I also think that it’s in the mainstream to be healthy right now. Mentally and physically. I am an introvert. I can exhibit myself all the time; it’s my most practised trait. But I recharge when I’m on my own, I need regular alone time. The art studio has become that sacred spot for me.


© Photo by Ted Rogers and Petor Georgallou performed by Tolu Oshodi, Steffi Elton, Gus Sharpe, Sean Goldring, Pierre Babbage and Ted Rogers


Margate is becoming known as a bit of an “art scene” nowadays, which is a far cry from the picture painted of the area a decade or so ago. Have you noticed a change since living and working here?

Margate is definitely changing. It’s becoming really popular. It’s doing the whole gentrification thing, which is sad, but maybe if the government acted as a government should and assisted tenants and enforced rent caps and was a bit more “berlin” about things, then the gentrification thing could do what it’s doing without also destroying the livelihoods of the people who were here first. The U.K. is so hateful towards the working classes. We live in a blame culture. Margate definitely still has a community of wicked weirdos, though, and although I always had a personal community in Margate, everyone would talk about this elusive “art scene” that I didn’t feel a part of. Boat pictures and tote bags are not my scene. But now, with galleries like Quench providing such great support for artists, I’m beginning to feel it. Some of that is definitely because of the new money coming in; millionaires have moved in, and they can fund shit. There’s a part of my soul that would love everything to be far more socialist and far more counterculture but here we are.

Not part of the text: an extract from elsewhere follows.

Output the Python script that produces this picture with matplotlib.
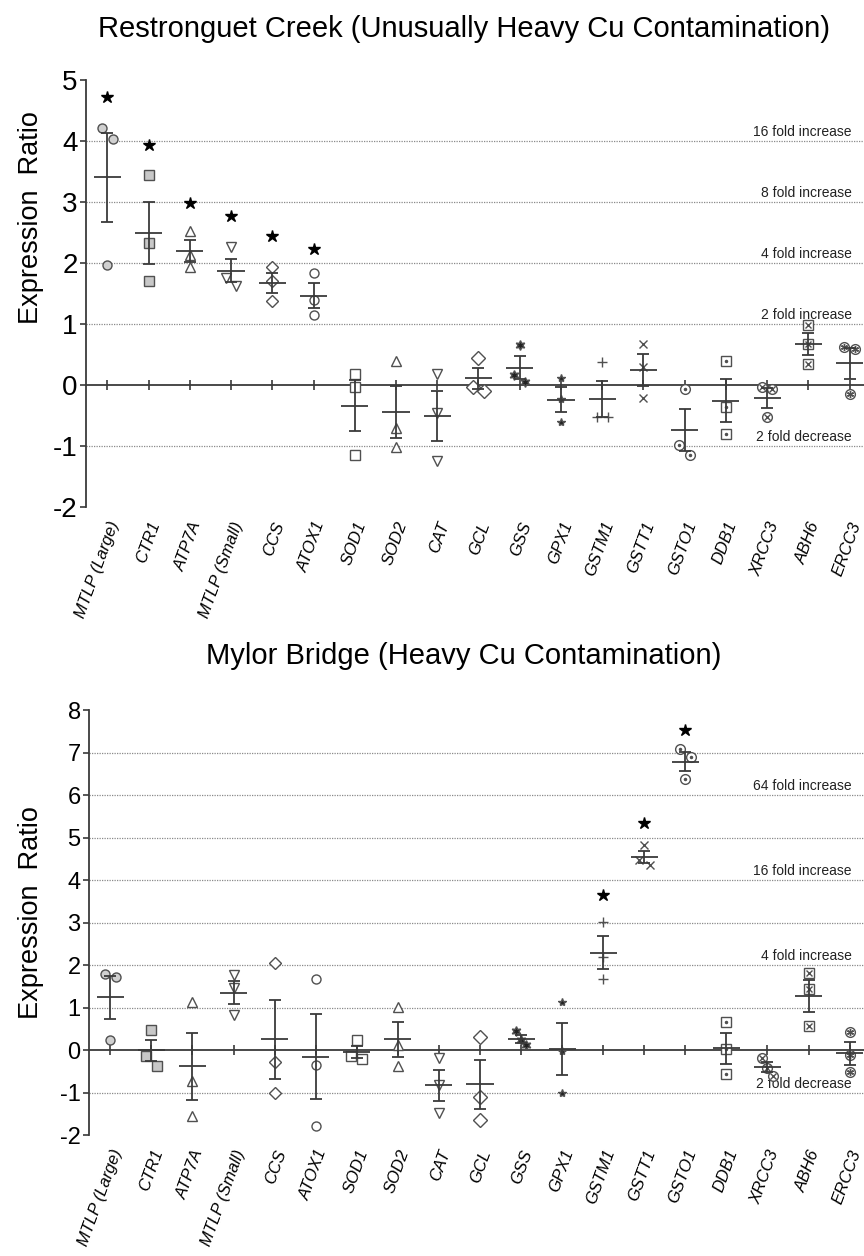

Then again, saying all that about the art scene, I don’t want to discredit anyone’s creative output. As an entertainer, I definitely believe that art can be both nuanced and entertaining. I don’t believe that art needs to be entirely evasive to be “academic”.

Right! There’s this gross idea that “good” art is so complex that only those who are the most educated about it can understand it.

Exactly, which is bullshit. I have been a bit of a terrible art fan in the past. I used to hate reading the descriptions you’d see next to artworks because I’d think, “I just want it to speak to me”. My perspective on this is shifting the more I get into art, and the more I’m able to read around and understand it, though. I’m realising that most work is really about the artist and the art is just their offering. I realise now that the descriptions are helpful for gathering context. I’m not an art hater who makes art anymore, and I want to make art that anyone can get something from. Maybe one day I’ll make “mature” art haha! But for now, even the music I listen to when I work is all emo stuff from my teenage years.

Does that feed into the rage that comes through your work? The angst of a teenage Ted?

Definitely - those years are so potent. I’m never not going to go back to that time. They were the hardest years of my life; I was so abused and bullied and cut down, but I have also never been so passionate about music as I was at that time so they’re really fun to go back to and make art from. I listen to emo music, or really dramatic classical stuff. Or Aretha Franklin. Music that stays with me and brings me the highest catharsis. Basically, I can’t make art to music that merely tickles the surface. It’s got to churn me up inside.

Vile Diva is open at Quench until the 27th August. What’s next for you when this is over?

Yes, it’s open for a month but if Quench gets their arts council funding, we’ll extend it until mid-September, which is exciting.

Next for me right now? I need to sleep. I need to do some invoices. I want to go camping. I’m doing a performance in Edinburgh soon. I might go and shoot a music video tomorrow. Next for me slightly more long-term? I want to get an agent this year. I need someone who can find good, paid jobs for me so that I can work hard, get money, and buy some nice furniture. I also want to learn how to paint. So, my dream for winter is to listen to music and paint.

You can catch Ted Roger’s multidisciplinary exhibition, Vile Diva, at Quench Gallery until August 27th.